It's rather difficult to travel with other people. Everyone is on the lookout for different things. Some people walk faster than others. Some people stop to take pictures of houses or signs or old men buying cigarettes without telling other people. Some people want to see all the great sights, some want to go to clubs, some want to go shopping. What I like best is to walk around in parts of the city that aren't that special, side streets, supermarkets, anythings. Clifford Geertz (I'm a bit impressed by his essays, they just seem so relevant to where I am study-wise right now) of course has something so say about this: "It renders them accesible: setting them in the frame of their own banalities, it dissolves their opacity." Now even though Geertz is talking about Marocco or Indonesia, even Lower Austria can be a strange place to me. And I like to blend it, to see what it would be like to live in a place permanently, to be more than a visitor.
Or maybe it's that "taste for boredom and inaction" which Francis Wyndham - whose work I can't praise enough, do yourself a favour and read The Complete Fiction - writes about so well.

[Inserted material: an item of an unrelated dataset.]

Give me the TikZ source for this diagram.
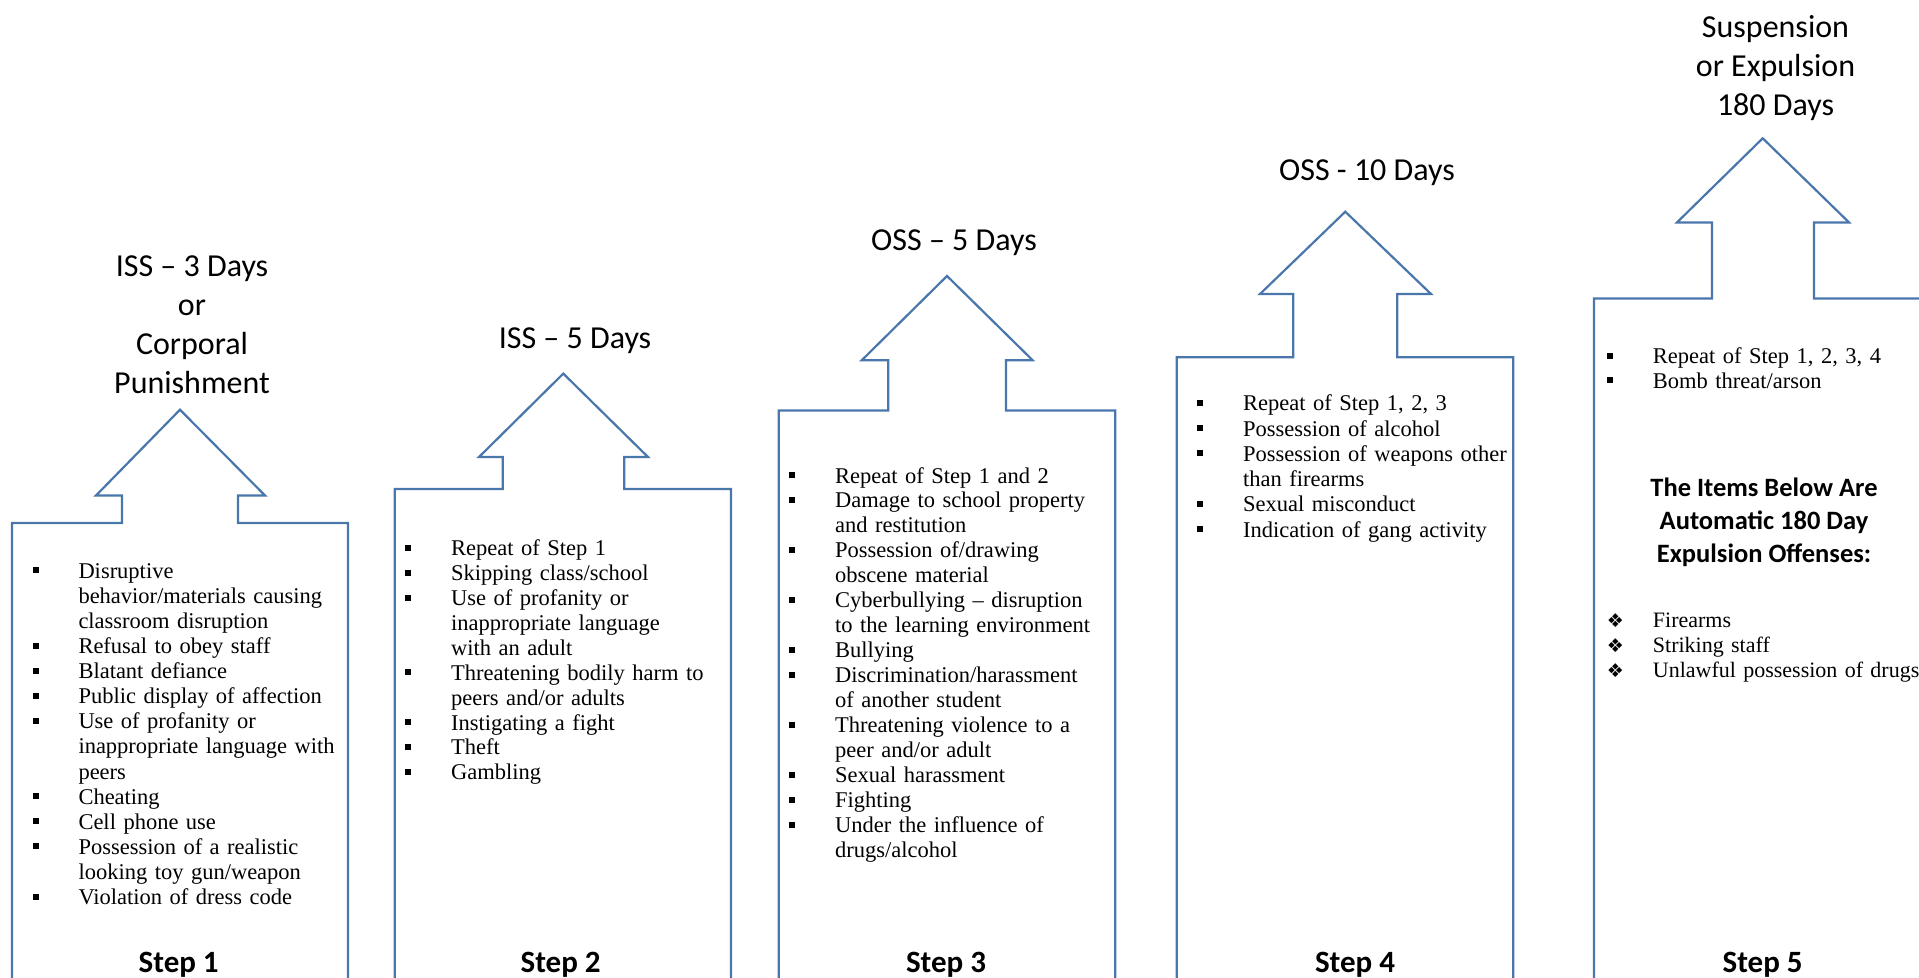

When I was in Ohrid, I couldn't stand the group dynamics any more. Groups don't really work well for me because the decision-making-process just takes way too long to be bearable. So I went to a supermarket and bought some fruit, had an interesting English-Macedonian conversation with the lady in the bakery about what food to buy (I just love bakeries), then sat down at the main square next to an old man. The World Cup was already in full swing and every café had placed its TV on the square. So I watched the game, happily eating my pastries. Most of the men seemed to root for the USA and I was the only one who swore when the English keeper turned out to be incapable of catching a ball. It was one of the best nights of the whole trip.